La estridencia se nos ha vuelto una contagiosa epidemia. No es un fenómeno exclusivamente mexicano, pero nuestro país también es víctima de la enfermedad.

Se cree que ganará el que grite más, el que diga las cosas más estrambóticas, el que humille con más eficacia, el que arroje las frases peor de hirientes, el que llame a la catástrofe, el que acuse con las peores revelaciones.

Vivimos en la era del trumpismo, un movimiento global que elogia los extremos y menosprecia la moderación. El trumpismo tiene como principal, pero no único exponente, a Donald Trump. Se trata de una forma de estar en el mundo que ya merodeaba antes de que ese sujeto buscara habitar la Casa Blanca.

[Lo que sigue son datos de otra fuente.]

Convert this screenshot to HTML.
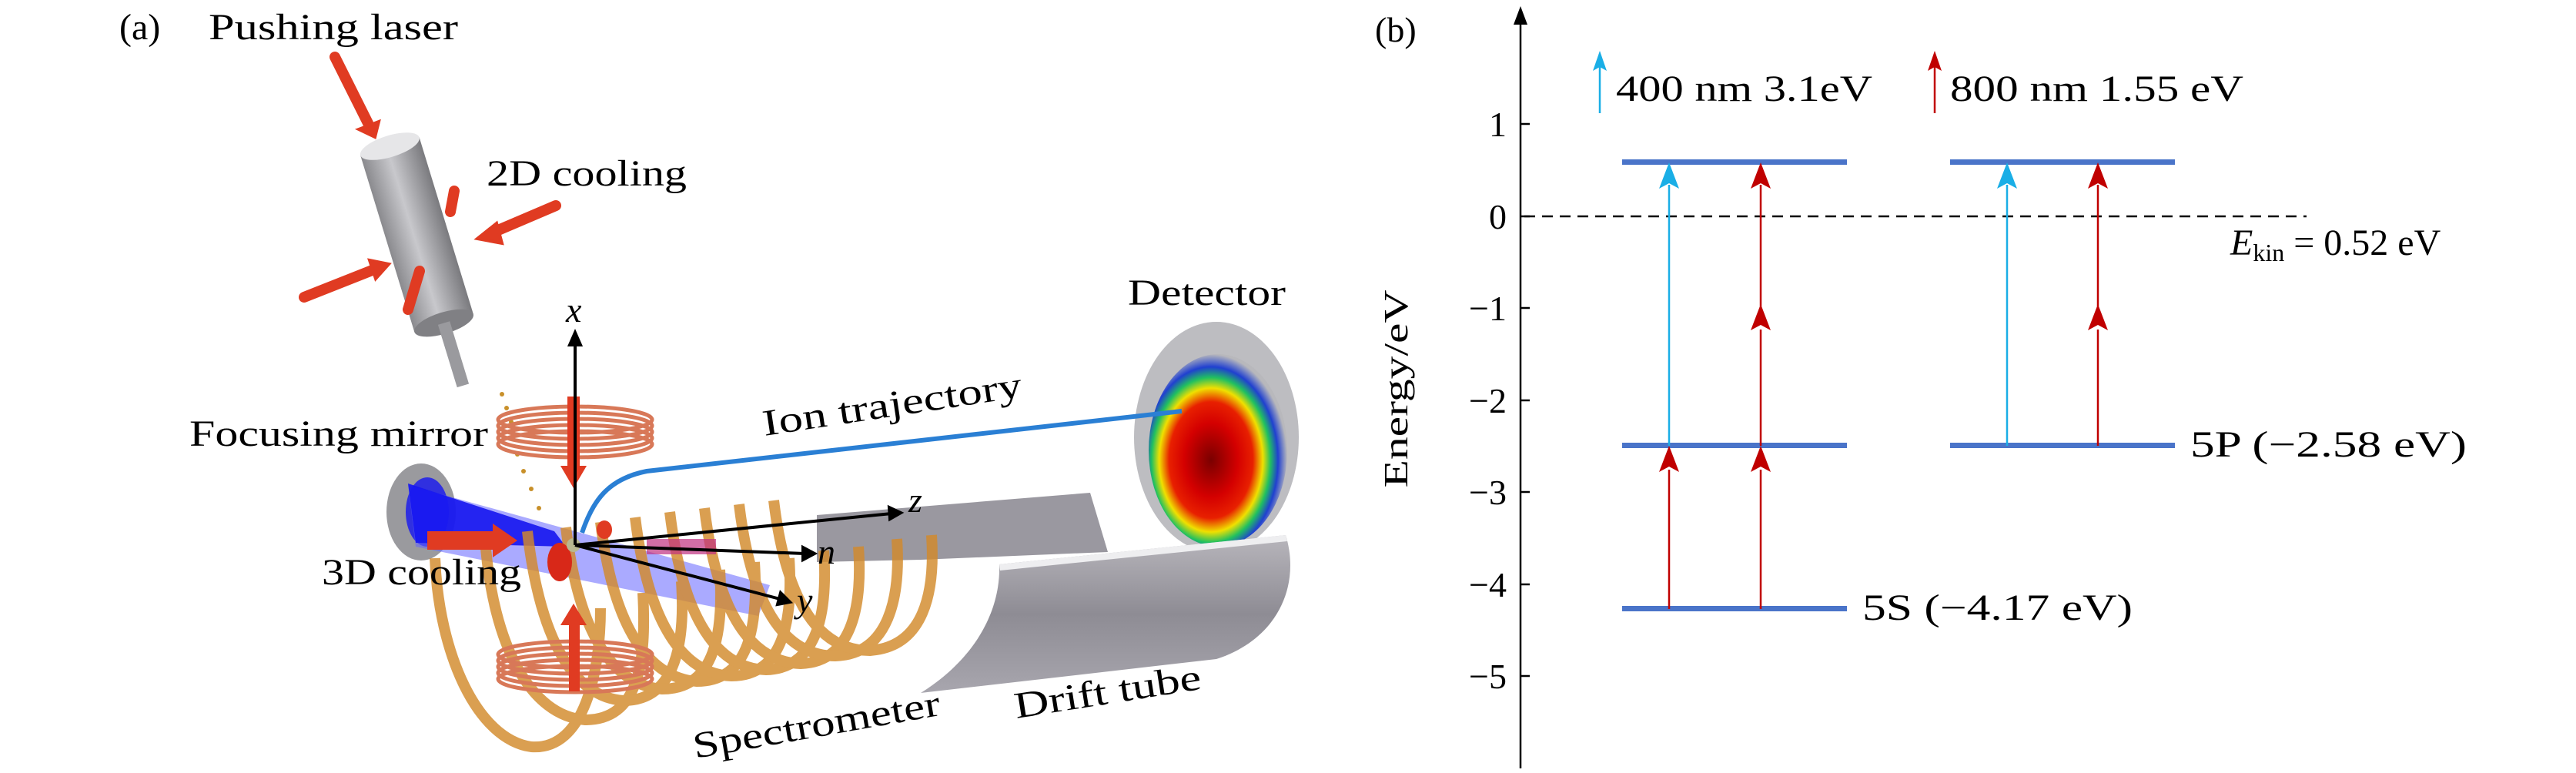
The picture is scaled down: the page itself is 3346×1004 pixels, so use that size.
<!DOCTYPE html>
<html><head><meta charset="utf-8"><style>
html,body{margin:0;padding:0;background:#fff}
svg{display:block}
text{font-family:"Liberation Serif",serif;fill:#000}
</style></head><body>
<svg width="3346" height="1004" viewBox="0 0 3346 1004" xmlns="http://www.w3.org/2000/svg">
<defs>
<linearGradient id="cyl" x1="0" x2="1"><stop offset="0" stop-color="#8a8a8e"/><stop offset=".45" stop-color="#c8c8cc"/><stop offset="1" stop-color="#7a7a7e"/></linearGradient>
<linearGradient id="tube" x1="0" y1="0" x2="0" y2="1"><stop offset="0" stop-color="#b8b6bc"/><stop offset=".5" stop-color="#8e8c94"/><stop offset="1" stop-color="#a8a6ae"/></linearGradient>
<radialGradient id="det" cx=".45" cy=".55" r=".55"><stop offset="0" stop-color="#7a0000"/><stop offset=".35" stop-color="#d40000"/><stop offset=".55" stop-color="#e82000"/><stop offset=".68" stop-color="#f0e000"/><stop offset=".78" stop-color="#20c060"/><stop offset=".88" stop-color="#2040d0"/><stop offset="1" stop-color="#b8b8bc"/></radialGradient>
</defs>

<!-- ===== Panel (a) ===== -->
<g font-size="48" lengthAdjust="spacingAndGlyphs">
<text x="155" y="51">(a)</text>
<text x="271" y="51" textLength="324" lengthAdjust="spacingAndGlyphs">Pushing laser</text>
<text x="632" y="241" textLength="260" lengthAdjust="spacingAndGlyphs">2D cooling</text>
<text x="246" y="579" textLength="388" lengthAdjust="spacingAndGlyphs">Focusing mirror</text>
<text x="1465" y="396" textLength="205" lengthAdjust="spacingAndGlyphs">Detector</text>
</g>

<!-- 2D MOT cylinder -->
<g transform="rotate(-17 540 300)">
<rect x="500" y="185" width="80" height="240" fill="url(#cyl)"/>
<ellipse cx="540" cy="185" rx="40" ry="14" fill="#e6e6e8"/>
<ellipse cx="540" cy="425" rx="40" ry="14" fill="#808084"/>
<rect x="532" y="425" width="16" height="85" fill="#9a9a9e"/>
</g>
<g stroke="#e03b22" stroke-width="14" fill="#e03b22" stroke-linecap="round">
<line x1="435" y1="74" x2="478" y2="160"/><path d="M466,168 L492,158 L487,178Z" stroke-width="4"/>
<line x1="722" y1="267" x2="640" y2="302"/><path d="M645,290 L620,310 L652,316Z" stroke-width="4"/>
<line x1="395" y1="386" x2="486" y2="350"/><path d="M480,338 L505,343 L488,362Z" stroke-width="4"/>
<line x1="590" y1="248" x2="585" y2="275"/>
<line x1="545" y1="352" x2="530" y2="402"/>
</g>
<g fill="#c8902a"><circle cx="652" cy="512" r="3"/><circle cx="658" cy="530" r="3"/><circle cx="664" cy="548" r="3"/><circle cx="672" cy="590" r="3"/><circle cx="680" cy="612" r="3"/><circle cx="690" cy="635" r="3"/><circle cx="700" cy="660" r="3"/></g>

<!-- back drift tube -->
<path d="M1061,669 L1416,640 L1439,717 L1196,727 L1061,730Z" fill="#9a98a0"/>
<!-- detector -->
<ellipse cx="1580" cy="568" rx="107" ry="150" fill="#bdbdc1"/>
<ellipse cx="1582" cy="585" rx="90" ry="125" fill="url(#det)"/>
<!-- front drift tube -->
<path d="M1298,733 L1670,695 C1690,760 1660,830 1580,856 L1196,900 C1260,860 1300,800 1298,733Z" fill="url(#tube)"/>
<path d="M1298,733 L1670,695 L1672,703 L1299,741Z" fill="#eeeef0"/>

<!-- mirror -->
<ellipse cx="547" cy="665" rx="45" ry="63" fill="#9a9a9e"/>
<ellipse cx="555" cy="665" rx="28" ry="45" fill="#3030e0"/>
<path d="M530,630 L1000,760 L985,800 L540,710Z" fill="#6464ff" opacity=".55"/>
<path d="M530,628 L720,690 L735,710 L540,705Z" fill="#1515f0" opacity=".9"/>

<!-- orange spectrometer rings -->
<g fill="none" stroke="#d38a2b" stroke-width="14" opacity=".82">
<path d="M565,725 C570,850 620,960 690,970 C760,975 780,870 780,790"/>
<path d="M630,700 C640,840 690,930 760,935 C830,935 840,860 835,770"/>
<path d="M685,690 C700,820 740,905 810,910 C880,910 890,830 885,755"/>
<path d="M735,685 C750,810 790,890 860,895 C930,895 940,820 935,740"/>
<path d="M780,678 C795,800 835,880 905,885 C975,885 985,810 980,730"/>
<path d="M825,672 C840,795 880,875 950,878 C1020,878 1030,800 1025,725"/>
<path d="M870,665 C885,790 925,868 995,870 C1065,868 1075,790 1070,715"/>
<path d="M915,660 C930,785 970,860 1040,862 C1110,860 1120,780 1115,710"/>
<path d="M960,655 C975,780 1015,852 1085,852 C1155,850 1170,775 1165,700"/>
<path d="M1005,650 C1020,775 1060,845 1130,845 C1200,840 1215,770 1210,695"/>
</g>

<!-- coils -->
<g fill="none" stroke="#d87858" stroke-width="5">
<ellipse cx="747" cy="545" rx="100" ry="17"/><ellipse cx="747" cy="553" rx="100" ry="17"/><ellipse cx="747" cy="561" rx="100" ry="17"/><ellipse cx="747" cy="569" rx="100" ry="17"/><ellipse cx="747" cy="577" rx="100" ry="17"/>
<ellipse cx="747" cy="850" rx="100" ry="17"/><ellipse cx="747" cy="858" rx="100" ry="17"/><ellipse cx="747" cy="866" rx="100" ry="17"/><ellipse cx="747" cy="874" rx="100" ry="17"/><ellipse cx="747" cy="882" rx="100" ry="17"/>
</g>
<g fill="#e03b22">
<rect x="737" y="515" width="16" height="95"/><path d="M728,605 L762,605 L745,634Z"/>
<rect x="739" y="810" width="14" height="88"/><path d="M728,812 L762,812 L745,784Z"/>
<rect x="555" y="690" width="90" height="24"/><path d="M640,680 L672,702 L640,724Z"/>
<ellipse cx="727" cy="730" rx="16" ry="25" fill="#d82818"/>
<ellipse cx="785" cy="688" rx="10" ry="12" fill="#e03b22"/>
<rect x="840" y="700" width="90" height="20" fill="#c03080" opacity=".7"/>
</g>
<circle cx="745" cy="708" r="9" fill="#b8b890"/>

<path d="M756,692 C770,650 790,622 840,612 L1535,534" fill="none" stroke="#2a7fd4" stroke-width="6"/>
<text x="993" y="566" font-size="48" textLength="340" lengthAdjust="spacingAndGlyphs" transform="rotate(-8.6 993 566)">Ion trajectory</text>

<g stroke="#000" stroke-width="4" fill="#000">
<line x1="747" y1="708" x2="747" y2="445"/><path d="M740,448 L747,432 L754,448Z"/>
<line x1="747" y1="708" x2="1158" y2="667"/><path d="M1155,659 L1170,666 L1156,674Z"/>
<line x1="747" y1="708" x2="1045" y2="719"/><path d="M1043,711 L1058,719 L1043,727Z"/>
<line x1="747" y1="708" x2="1013" y2="778"/><path d="M1014,770 L1026,782 L1010,785Z"/>
</g>
<g font-style="italic" font-size="46">
<text x="735" y="418">x</text><text x="1180" y="665">z</text><text x="1062" y="732">n</text><text x="1035" y="795">y</text>
</g>
<text x="418" y="759" font-size="48" textLength="259" lengthAdjust="spacingAndGlyphs">3D cooling</text>
<text x="903" y="985" font-size="48" textLength="325" lengthAdjust="spacingAndGlyphs" transform="rotate(-10 903 985)">Spectrometer</text>
<text x="1320" y="933" font-size="48" textLength="245" lengthAdjust="spacingAndGlyphs" transform="rotate(-9 1320 933)">Drift tube</text>

<!-- ===== Panel (b) ===== -->
<text x="1786" y="54" font-size="46">(b)</text>
<line x1="1975" y1="24" x2="1975" y2="998" stroke="#000" stroke-width="2.5"/>
<path d="M1966,32 L1975,8 L1984,32 Z" fill="#000"/>
<g stroke="#000" stroke-width="2.5">
<line x1="1975" y1="161" x2="1987" y2="161"/><line x1="1975" y1="281" x2="1987" y2="281"/><line x1="1975" y1="400" x2="1987" y2="400"/><line x1="1975" y1="520" x2="1987" y2="520"/><line x1="1975" y1="639" x2="1987" y2="639"/><line x1="1975" y1="759" x2="1987" y2="759"/><line x1="1975" y1="878" x2="1987" y2="878"/>
</g>
<g font-size="46" text-anchor="end">
<text x="1957" y="177">1</text><text x="1957" y="297">0</text><text x="1957" y="416">−1</text><text x="1957" y="536">−2</text><text x="1957" y="655">−3</text><text x="1957" y="775">−4</text><text x="1957" y="894">−5</text>
</g>
<text x="0" y="0" font-size="44" text-anchor="middle" textLength="257" lengthAdjust="spacingAndGlyphs" transform="translate(1828 505) rotate(-90)">Energy/eV</text>
<line x1="1980" y1="281" x2="2996" y2="281" stroke="#000" stroke-width="2.5" stroke-dasharray="14 9"/>

<g fill="#4a74c9">
<rect x="2107" y="207" width="292" height="7"/><rect x="2533" y="207" width="292" height="7"/>
<rect x="2107" y="575" width="292" height="7"/><rect x="2533" y="575" width="292" height="7"/>
<rect x="2107" y="787" width="292" height="7"/>
</g>

<g stroke-width="2.5">
<line x1="2168" y1="579" x2="2168" y2="240" stroke="#1aaee6"/>
<line x1="2607" y1="579" x2="2607" y2="240" stroke="#1aaee6"/>
<line x1="2168" y1="791" x2="2168" y2="610" stroke="#c00000"/>
<line x1="2287" y1="791" x2="2287" y2="610" stroke="#c00000"/>
<line x1="2287" y1="579" x2="2287" y2="428" stroke="#c00000"/>
<line x1="2287" y1="398" x2="2287" y2="240" stroke="#c00000"/>
<line x1="2725" y1="579" x2="2725" y2="428" stroke="#c00000"/>
<line x1="2725" y1="398" x2="2725" y2="240" stroke="#c00000"/>
<line x1="2078" y1="147" x2="2078" y2="85" stroke="#1aaee6"/>
<line x1="2513" y1="147" x2="2513" y2="85" stroke="#c00000"/>
</g>
<g fill="#1aaee6">
<path d="M2168,211 L2181,245 L2168,238 L2155,245Z"/>
<path d="M2607,211 L2620,245 L2607,238 L2594,245Z"/>
<path d="M2078,66 L2087,92 L2078,87 L2069,92Z"/>
</g>
<g fill="#c00000">
<path d="M2168,579 L2181,613 L2168,606 L2155,613Z"/>
<path d="M2287,579 L2300,613 L2287,606 L2274,613Z"/>
<path d="M2287,395 L2300,429 L2287,422 L2274,429Z"/>
<path d="M2287,211 L2300,245 L2287,238 L2274,245Z"/>
<path d="M2725,395 L2738,429 L2725,422 L2712,429Z"/>
<path d="M2725,211 L2738,245 L2725,238 L2712,245Z"/>
<path d="M2513,66 L2522,92 L2513,87 L2504,92Z"/>
</g>

<g font-size="48">
<text x="2099" y="131" textLength="333" lengthAdjust="spacingAndGlyphs">400 nm 3.1eV</text>
<text x="2533" y="131" textLength="381" lengthAdjust="spacingAndGlyphs">800 nm 1.55 eV</text>
<text x="2897" y="331"><tspan font-style="italic">E</tspan><tspan font-size="32" dy="8">kin</tspan><tspan dy="-8"> = 0.52 eV</tspan></text>
<text x="2845" y="593" textLength="359" lengthAdjust="spacingAndGlyphs">5P (−2.58 eV)</text>
<text x="2419" y="805" textLength="351" lengthAdjust="spacingAndGlyphs">5S (−4.17 eV)</text>
</g>
</svg>
</body></html>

El trumpismo es un movimiento que provoca la alteración de los extremos sociales porque rompe todos los puentes y niega la existencia del denominador común. Su principal característica es el abuso de la elocuencia a favor de las posiciones extremas, al tiempo que aniquila el valor de la palabra centrada.

Padecen de este mal quienes desprecian reiteradamente la existencia del otro, quienes descalifican sin matices los argumentos contrarios, quienes se creen sinceramente superiores.

La enfermedad golpea en todo el cuerpo social, pero se manifiesta con mayor gravedad en el espacio de lo político.

Desde luego que hay carencia de moderación en el plano íntimo y por eso la violencia dentro de las familias, las escuelas o los barrios está que hierve. Vivimos una época en que los controles intrapersonales andan descompuestos.

No obstante, es en el espacio de la comunidad más amplia donde esta forma de ser —exaltadamente extrema— se manifiesta con mayor notoriedad.

Con mentiras y medias verdades se busca descalificar al adversario, a partir de la convicción de que en la política todo se puede con tal de mantenerse o arribar al poder.

Después del Brexit y las elecciones presidenciales en los Estados Unidos, habría sido ingenuo suponer que México iba a ahorrarse el trumpismo: el elogio a los extremos aquí también ha contado con gasolina para incendiarlo todo.

Ante esta circunstancia, pareciera no haber adultos responsables en casa. Poco importa que todas las alarmas suenen, porque lo fundamental es que se incendie la construcción.

A los orgullosos abanderados del extremo les tiene sin cuidado el mapa de riesgos. No se hacen cargo del peligro que implica la conjunción de variables atómicas flotando alrededor de nuestro presente:

Una relación frágil con el principal socio político y económico de México, un crecimiento potenciado de la violencia criminal, una presencia galopante de organizaciones ilegales que quieren arrebatarle el territorio al Estado, indicadores económicos que anuncian fragilidad, tensiones sociales crecientes, una desigualdad que no cede, vulnerabilidad en las instituciones y un malestar inmenso por la cínica corrupción de tantos gobernantes.

El estado de descomposición no se parece al que hemos vivido en otras ocasiones y, sin embargo, los irresponsables continúan jugando con su mechero.

2018 no es 2006: en aquella elección el país se desgarró porque la distancia entre los punteros presidenciales fue mínima y, sin embargo, la elocuencia de la moderación logró reencausar el curso del país a pesar de que aquellas elecciones produjeron mucho disgusto.

Esta vez el ambiente social es peor de inestable, por todas las razones citadas arriba.

Sería tan deseable que quienes pretenden gobernar el futuro asumieran la elocuencia de la moderación en vez de utilizar su cansino discurso para arrojarnos a la irresponsable ruptura.

Zoom:

No es cierto que todo en política se vale. Aquello que destruye la política conduce por el camino de la guerra, que es la antítesis de la civilización. Hay límites que se han extraviado y urge volver a colocar: va mi voto a favor de la soga de la moderación, que sirve para amarrarse al mástil más elevado cuando las sirenas cantan para destruirlo todo.